Being a man of limited skills, I aspire every day to simply maximum the return on my investment by working as hard as I can to maintain a level of performance that is not only professionally satisfying to me but also satisfactory to my employer. Having been married for close to two decades I readily understand the difference between my opinion and the opinion of certain others. One of them counts. The other one? The other one is mine. So far, so good.

One of the parts of my job that is equal parts exhilarating and nerve-wracking is trying cases. There are attorneys who seem to be on trial perpetually. I have friends of mine - professional acquaintances fits the relationship better I suppose - who try a dozen cases a year. Me? In the busiest twelve-month trial period I ever had I tried three. Granted that two of them were significant injury cases and the trials of each case took upwards of ten trial days (two weeks) to complete but nevertheless there were only three of them. I spend far more time not being on trial than I do being on trial.

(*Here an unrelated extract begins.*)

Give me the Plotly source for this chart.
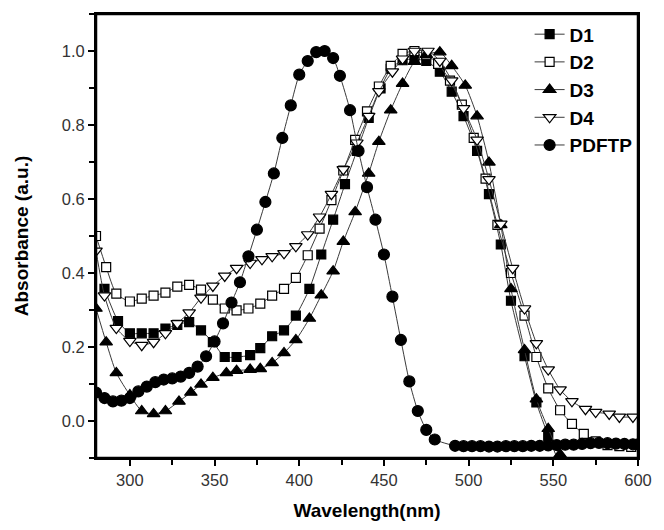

I have spent the past week on trial, which marks the first case I have tried since I came back in from the cold a year ago May. While I did spend the better part of a week in September camped out on a case in Bergen County, that matter resolved in the middle of jury selection so no witnesses were called, no arguments were made and no verdict was needed. This past week has been an honest to goodness trial. After crawling through the process of jury selection from Tuesday afternoon through mid-morning Thursday, my adversary (who is a genuinely good man and an effective advocate for his clients as I hope I have been for mine) and I kicked it into high gear. From about 10:00 a.m. on Thursday through 4:00 p.m. on that very same day we opened to the jury and then put on our respective cases in their entirety. There are a couple of very big pieces of business to be taken care of on Tuesday (no trial on Friday or on Monday - the joy of trying a case in a one-judge vicinage) - namely our respective summations, the Judge's charge to the jury (instruction as to the governing law) and the jury's deliberations resulting in a verdict - but for the most part the heavy lifting is behind us.

Having been out of practice trying a case I had forgotten how tiring it is. It is mentally a very draining process. I came home each night this past week feeling completely worn out -as if I had walked the forty-eight miles that separate the Warren County Courthouse from my office at the end of every day as opposed to covering them in my car. Most nights when I arrived home, I felt too spent even to run, which is usually a part of my day-to-day. It was as if my little brain, which really seems puny when juxtaposed against the over-sized carrying case in which I cart it, was fried.

Yet it is nothing more or less than an occupational hazard. I knew the job when I elected to pursue it. I knew what I was getting myself into when I stood up in the jury assembly room in the Middlesex County Courthouse all those years ago and took my oath as an attorney. The job has not changed. I have perhaps. It has not.

I suppose I started thinking about all of this silliness when I first saw the story all over the news last week about a professional football player named Harrison (I do not know his first name and taking the time to look it up would imply caring enough to do so) who plays for the Pittsburgh Steelers threatening to retire in response to the NFL's directive imposing significant penalties against players who launch themselves at other players as if the former is a ballistic missile and the latter is a clapboard house on a test range in the Nevada desert. I had to chuckle at the thought of just how obtuse this particular member of the tribe of man has to be. Talk about just not getting it.

In the interest of full disclosure I am forced to confess that I did break down and learn his full name - although I did so only because one of my favorite writers, Rick Reilly, wrote a piece about him. Reilly is a fellow member of the ever-expanding herd of Buffaloes, which I am certain does not hurt him in my evaluation of him, and has been for as long as I have been a reader of such work, one of the pre-eminent sports journalists/essayists around. As is his custom and practice, Reilly squarely captured the essence of Harrison, who was quoted in the piece as saying that while he does not want to see any other player get injured, "I am not opposed to hurting anyone." A true Renaissance man.

It must be a real delight for the other several hundred men who earn their living playing professional football to know that at least one among their number cannot even fake giving a rat's a** if he hurts them on purpose and who when called to account for his actions, threw a man-sized temper tantrum and threatened to take his helmet and his shoulder pads and go home. Show of hands of everyone who thinks that once he realized that the Earth would keep right on rotating irrespective of his decision and that if he opted out of his profession the only difference would be in his ability to keep enjoying the view from his mansion on the hill, he decided to reconsider his decision? Who ordered the reality check? That would be Mr. Harrison at table seven.

There is enough bad shit that happens in this world, which attacks us indiscriminately, without there being a need for one of us seated in the canoe to start attempting to paddle it in a different direction in a deliberate effort to scuttle the rest of us. Walt Kelly was right after all. We have seen the enemy and the enemy is indeed us. Hopefully upon further reflection - and the writing of a high five figure check or two, Harrison will remember the old adage about no one winning unless we all win. And even better, perhaps he will come to understand that the "win" of which we speak bears little to no relationship to the numbers on the scoreboard at game's end......

....or even the verdict rendered by the jury at the end of a trial. Well, let us not go too far too soon; right? Then again, perhaps we all could benefit by playing nicely nicely with one another.